DATA RECORDS>
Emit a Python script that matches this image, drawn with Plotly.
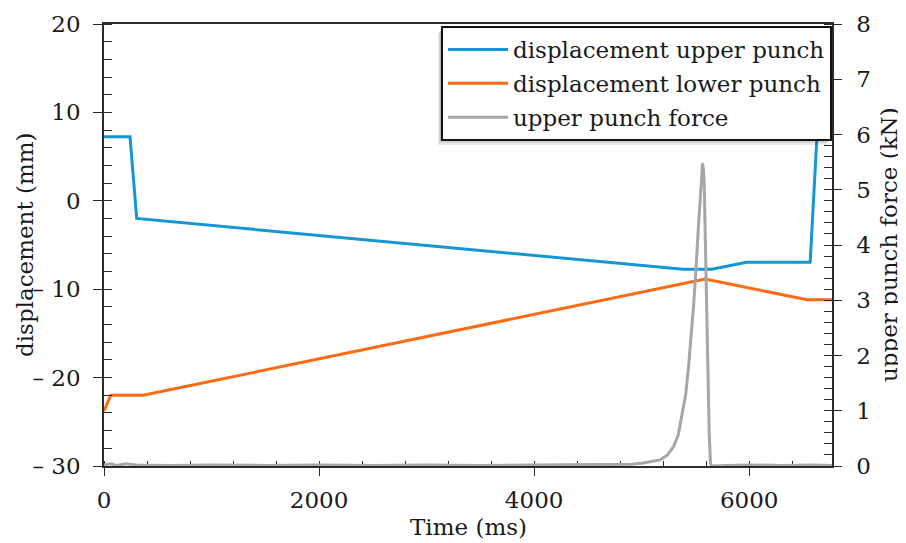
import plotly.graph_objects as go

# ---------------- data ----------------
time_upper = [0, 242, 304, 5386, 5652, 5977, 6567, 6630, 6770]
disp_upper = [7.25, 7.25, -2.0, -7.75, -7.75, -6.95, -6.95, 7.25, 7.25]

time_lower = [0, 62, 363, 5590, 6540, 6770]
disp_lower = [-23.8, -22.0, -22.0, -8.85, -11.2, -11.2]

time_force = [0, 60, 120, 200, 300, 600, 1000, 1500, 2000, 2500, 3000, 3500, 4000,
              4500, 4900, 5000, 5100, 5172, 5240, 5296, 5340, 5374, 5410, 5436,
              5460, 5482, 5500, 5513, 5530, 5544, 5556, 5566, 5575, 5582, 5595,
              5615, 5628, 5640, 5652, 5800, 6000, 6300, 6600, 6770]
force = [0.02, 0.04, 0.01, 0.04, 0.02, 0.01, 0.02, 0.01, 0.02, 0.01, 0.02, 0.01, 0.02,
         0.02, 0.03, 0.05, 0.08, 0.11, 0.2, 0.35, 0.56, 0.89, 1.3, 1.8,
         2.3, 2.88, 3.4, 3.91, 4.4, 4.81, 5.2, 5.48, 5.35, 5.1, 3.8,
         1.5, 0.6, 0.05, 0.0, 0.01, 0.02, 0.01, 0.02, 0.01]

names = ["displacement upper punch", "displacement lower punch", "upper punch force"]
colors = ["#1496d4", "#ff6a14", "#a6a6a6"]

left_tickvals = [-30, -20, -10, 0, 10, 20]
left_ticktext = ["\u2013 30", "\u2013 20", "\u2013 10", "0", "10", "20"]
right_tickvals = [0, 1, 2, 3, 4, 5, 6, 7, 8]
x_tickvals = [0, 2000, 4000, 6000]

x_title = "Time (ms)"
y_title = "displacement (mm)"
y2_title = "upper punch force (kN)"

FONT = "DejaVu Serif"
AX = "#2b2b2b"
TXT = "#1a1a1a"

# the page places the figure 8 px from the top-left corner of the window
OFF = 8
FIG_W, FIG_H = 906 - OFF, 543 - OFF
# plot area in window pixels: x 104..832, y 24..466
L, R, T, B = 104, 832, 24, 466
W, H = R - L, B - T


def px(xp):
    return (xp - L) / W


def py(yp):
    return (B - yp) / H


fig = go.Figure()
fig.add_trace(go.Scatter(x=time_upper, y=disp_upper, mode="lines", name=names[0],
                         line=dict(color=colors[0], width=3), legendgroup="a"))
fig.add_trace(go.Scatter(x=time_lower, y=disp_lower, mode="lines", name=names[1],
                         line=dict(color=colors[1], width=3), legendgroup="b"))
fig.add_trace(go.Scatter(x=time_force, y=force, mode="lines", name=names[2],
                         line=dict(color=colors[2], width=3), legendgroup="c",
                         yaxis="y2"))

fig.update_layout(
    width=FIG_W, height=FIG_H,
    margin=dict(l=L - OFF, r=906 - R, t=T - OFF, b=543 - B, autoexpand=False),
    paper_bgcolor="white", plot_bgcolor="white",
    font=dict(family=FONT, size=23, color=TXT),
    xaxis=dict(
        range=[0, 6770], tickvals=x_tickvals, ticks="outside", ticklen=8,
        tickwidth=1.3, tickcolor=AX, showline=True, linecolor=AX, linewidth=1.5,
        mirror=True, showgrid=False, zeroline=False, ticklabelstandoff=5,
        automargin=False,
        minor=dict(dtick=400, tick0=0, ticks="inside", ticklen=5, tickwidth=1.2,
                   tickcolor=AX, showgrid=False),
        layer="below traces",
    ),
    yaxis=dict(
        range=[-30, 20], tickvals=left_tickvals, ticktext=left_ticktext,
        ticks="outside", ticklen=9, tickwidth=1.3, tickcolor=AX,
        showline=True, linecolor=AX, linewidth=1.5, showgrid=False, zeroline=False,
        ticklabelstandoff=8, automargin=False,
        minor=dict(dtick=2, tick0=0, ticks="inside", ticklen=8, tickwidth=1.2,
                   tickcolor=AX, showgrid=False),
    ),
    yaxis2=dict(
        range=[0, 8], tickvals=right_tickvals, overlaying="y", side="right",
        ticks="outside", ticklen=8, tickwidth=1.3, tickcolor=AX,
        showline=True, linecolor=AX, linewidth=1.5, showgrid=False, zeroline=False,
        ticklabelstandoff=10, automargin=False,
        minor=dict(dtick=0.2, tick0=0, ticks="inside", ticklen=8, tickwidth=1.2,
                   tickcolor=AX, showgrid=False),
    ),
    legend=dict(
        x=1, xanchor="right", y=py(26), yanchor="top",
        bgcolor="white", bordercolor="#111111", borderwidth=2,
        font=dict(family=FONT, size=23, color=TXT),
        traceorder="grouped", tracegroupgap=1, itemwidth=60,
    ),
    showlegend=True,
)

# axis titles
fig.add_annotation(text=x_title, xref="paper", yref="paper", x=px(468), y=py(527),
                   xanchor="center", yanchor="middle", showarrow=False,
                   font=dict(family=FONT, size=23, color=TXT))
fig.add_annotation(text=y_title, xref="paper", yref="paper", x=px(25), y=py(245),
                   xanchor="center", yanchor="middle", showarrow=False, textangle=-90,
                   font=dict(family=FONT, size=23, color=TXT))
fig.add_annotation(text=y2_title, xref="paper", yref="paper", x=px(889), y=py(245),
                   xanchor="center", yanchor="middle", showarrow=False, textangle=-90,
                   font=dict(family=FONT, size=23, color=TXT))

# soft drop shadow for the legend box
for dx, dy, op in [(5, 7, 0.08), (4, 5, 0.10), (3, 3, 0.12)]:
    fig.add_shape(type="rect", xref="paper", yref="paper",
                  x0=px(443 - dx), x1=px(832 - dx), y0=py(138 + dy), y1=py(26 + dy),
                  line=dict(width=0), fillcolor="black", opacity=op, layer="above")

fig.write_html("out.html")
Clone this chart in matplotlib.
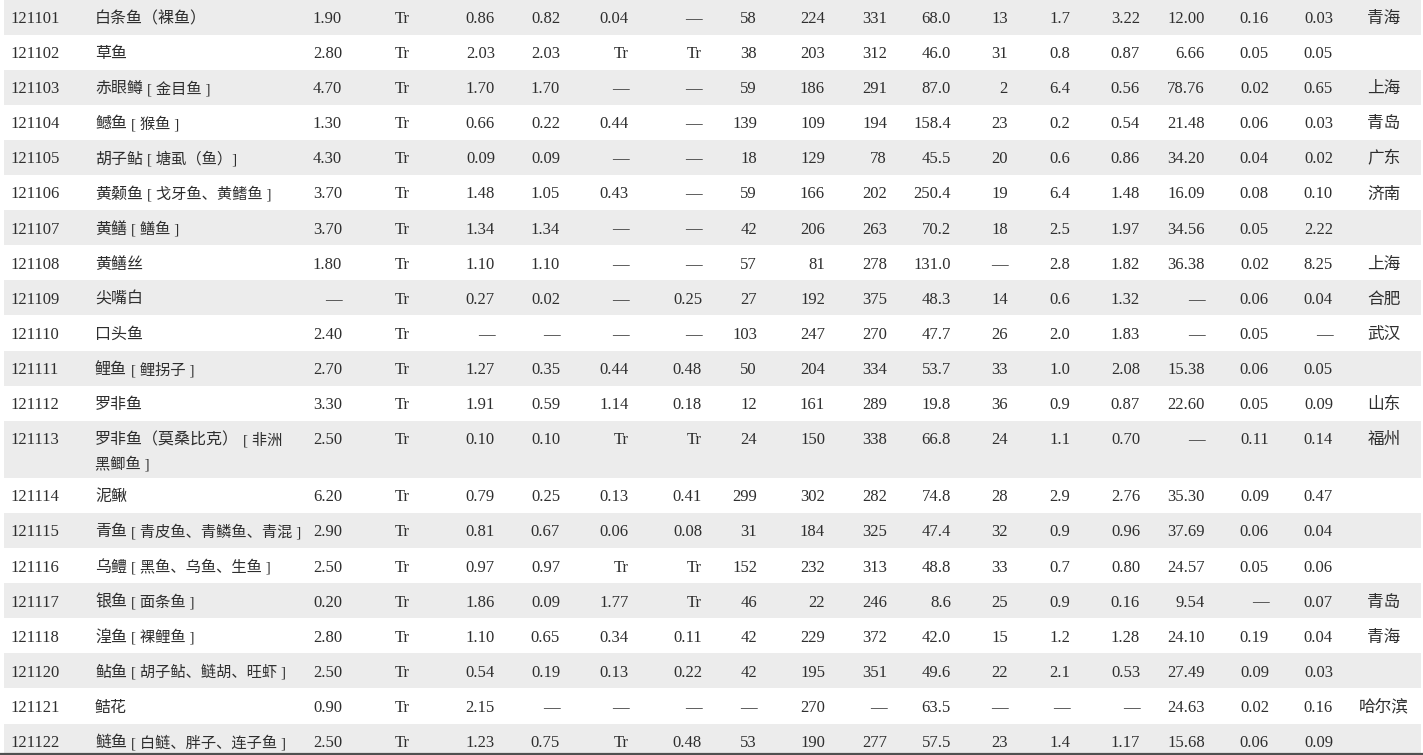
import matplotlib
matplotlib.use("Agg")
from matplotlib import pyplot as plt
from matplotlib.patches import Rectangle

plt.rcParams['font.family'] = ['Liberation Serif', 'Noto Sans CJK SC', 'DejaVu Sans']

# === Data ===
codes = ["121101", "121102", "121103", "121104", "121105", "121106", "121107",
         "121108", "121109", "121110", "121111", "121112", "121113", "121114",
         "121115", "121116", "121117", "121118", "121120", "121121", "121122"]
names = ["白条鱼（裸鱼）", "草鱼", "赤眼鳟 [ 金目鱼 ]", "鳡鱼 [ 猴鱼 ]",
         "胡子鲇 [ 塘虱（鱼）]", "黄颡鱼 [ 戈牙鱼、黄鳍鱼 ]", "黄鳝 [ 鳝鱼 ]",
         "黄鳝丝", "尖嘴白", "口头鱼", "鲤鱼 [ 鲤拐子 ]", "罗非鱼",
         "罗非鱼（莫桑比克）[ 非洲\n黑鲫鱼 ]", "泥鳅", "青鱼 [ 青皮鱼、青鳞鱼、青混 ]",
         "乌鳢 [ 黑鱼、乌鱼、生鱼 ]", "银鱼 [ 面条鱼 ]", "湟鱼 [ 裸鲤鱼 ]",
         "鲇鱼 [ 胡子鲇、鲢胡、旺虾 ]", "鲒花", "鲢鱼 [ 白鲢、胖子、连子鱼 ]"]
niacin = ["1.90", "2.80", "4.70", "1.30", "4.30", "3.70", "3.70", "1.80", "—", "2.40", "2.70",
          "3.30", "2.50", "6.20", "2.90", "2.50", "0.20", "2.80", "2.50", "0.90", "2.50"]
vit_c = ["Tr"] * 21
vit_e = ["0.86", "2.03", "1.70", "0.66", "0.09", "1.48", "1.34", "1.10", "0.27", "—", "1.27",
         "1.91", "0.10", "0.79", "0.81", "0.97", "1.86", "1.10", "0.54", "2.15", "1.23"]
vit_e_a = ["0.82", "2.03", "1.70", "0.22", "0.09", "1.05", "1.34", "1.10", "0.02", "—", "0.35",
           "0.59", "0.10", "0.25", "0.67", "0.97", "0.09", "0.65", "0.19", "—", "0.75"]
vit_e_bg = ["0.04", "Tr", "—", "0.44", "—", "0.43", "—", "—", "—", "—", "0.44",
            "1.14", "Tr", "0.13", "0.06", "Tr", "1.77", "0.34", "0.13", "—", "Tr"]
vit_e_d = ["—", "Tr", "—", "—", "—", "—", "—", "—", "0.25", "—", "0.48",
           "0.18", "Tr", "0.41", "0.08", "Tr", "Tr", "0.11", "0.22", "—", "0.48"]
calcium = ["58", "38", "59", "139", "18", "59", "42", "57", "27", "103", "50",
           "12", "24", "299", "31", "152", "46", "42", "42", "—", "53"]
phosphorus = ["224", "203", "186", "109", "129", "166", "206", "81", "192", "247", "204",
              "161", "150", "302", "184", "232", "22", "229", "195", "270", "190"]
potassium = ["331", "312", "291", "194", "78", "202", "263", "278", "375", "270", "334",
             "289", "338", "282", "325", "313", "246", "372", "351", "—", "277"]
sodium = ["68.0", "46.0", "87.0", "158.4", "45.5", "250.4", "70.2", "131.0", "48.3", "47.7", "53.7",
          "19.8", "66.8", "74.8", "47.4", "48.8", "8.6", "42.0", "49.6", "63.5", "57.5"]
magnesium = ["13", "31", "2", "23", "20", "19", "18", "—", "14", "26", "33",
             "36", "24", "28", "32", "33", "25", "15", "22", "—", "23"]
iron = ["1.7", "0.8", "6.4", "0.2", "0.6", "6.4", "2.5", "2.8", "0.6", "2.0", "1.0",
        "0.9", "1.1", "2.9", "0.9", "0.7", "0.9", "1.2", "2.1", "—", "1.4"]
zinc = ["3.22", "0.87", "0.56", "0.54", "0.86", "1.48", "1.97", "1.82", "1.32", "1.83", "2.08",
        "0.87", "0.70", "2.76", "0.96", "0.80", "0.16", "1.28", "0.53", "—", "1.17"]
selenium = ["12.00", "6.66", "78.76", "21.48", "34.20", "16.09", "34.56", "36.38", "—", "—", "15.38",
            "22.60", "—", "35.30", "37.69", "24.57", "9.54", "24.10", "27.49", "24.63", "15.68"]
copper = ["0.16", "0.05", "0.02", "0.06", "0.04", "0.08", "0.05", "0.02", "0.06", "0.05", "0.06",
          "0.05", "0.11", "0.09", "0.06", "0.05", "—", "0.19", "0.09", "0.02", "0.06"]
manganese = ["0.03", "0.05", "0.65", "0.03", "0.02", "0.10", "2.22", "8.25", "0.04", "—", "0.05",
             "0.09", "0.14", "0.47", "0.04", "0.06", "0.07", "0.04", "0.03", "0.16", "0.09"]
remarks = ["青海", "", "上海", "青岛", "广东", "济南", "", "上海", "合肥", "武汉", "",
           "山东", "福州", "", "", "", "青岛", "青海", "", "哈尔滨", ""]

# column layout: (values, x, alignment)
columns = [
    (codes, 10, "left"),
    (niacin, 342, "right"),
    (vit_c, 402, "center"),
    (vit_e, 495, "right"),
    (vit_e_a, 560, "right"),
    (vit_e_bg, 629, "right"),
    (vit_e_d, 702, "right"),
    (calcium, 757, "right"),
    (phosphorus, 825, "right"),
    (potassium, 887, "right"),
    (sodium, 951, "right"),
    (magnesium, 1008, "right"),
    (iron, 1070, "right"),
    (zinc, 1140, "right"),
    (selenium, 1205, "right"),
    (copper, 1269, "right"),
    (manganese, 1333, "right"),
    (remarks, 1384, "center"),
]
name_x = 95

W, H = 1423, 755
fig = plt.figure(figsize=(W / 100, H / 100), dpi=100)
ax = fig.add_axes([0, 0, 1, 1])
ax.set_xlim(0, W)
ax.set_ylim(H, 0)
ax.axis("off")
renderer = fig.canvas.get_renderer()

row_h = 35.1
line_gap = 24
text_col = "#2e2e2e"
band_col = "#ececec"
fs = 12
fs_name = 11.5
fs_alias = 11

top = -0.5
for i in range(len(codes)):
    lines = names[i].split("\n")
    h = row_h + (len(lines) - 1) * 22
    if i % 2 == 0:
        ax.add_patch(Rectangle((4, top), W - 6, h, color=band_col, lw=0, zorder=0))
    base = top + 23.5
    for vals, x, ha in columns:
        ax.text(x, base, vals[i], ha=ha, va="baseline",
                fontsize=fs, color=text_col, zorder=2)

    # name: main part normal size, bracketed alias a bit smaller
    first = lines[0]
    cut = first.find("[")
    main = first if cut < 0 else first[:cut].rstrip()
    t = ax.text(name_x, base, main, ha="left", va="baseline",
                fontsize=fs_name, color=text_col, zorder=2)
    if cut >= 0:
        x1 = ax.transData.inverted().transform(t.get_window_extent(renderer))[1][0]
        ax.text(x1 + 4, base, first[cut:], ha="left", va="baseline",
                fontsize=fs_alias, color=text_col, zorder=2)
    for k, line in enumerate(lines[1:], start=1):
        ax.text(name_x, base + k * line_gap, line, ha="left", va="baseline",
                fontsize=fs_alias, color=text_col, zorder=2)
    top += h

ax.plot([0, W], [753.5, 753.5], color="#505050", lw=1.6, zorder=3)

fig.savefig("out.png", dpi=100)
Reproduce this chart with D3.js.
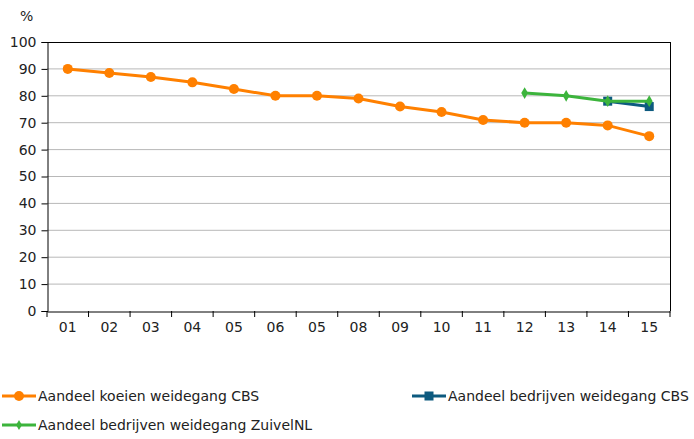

WHAT YOU ARE ASKED TO DO> Your task is to reproduce only the lines from the one with "Clone this chart in matplotlib." through the one with "plt.rcParams['font.family'] = ['Liberation", keeping both ends. Skip every picture.

ANSWER TO THE EXERCISE>
Clone this chart in matplotlib.
import matplotlib
matplotlib.use("Agg")
from matplotlib import pyplot as plt
from matplotlib.patches import Rectangle

plt.rcParams['font.family'] = ['Liberation Serif', 'Noto Sans CJK SC', 'DejaVu Sans']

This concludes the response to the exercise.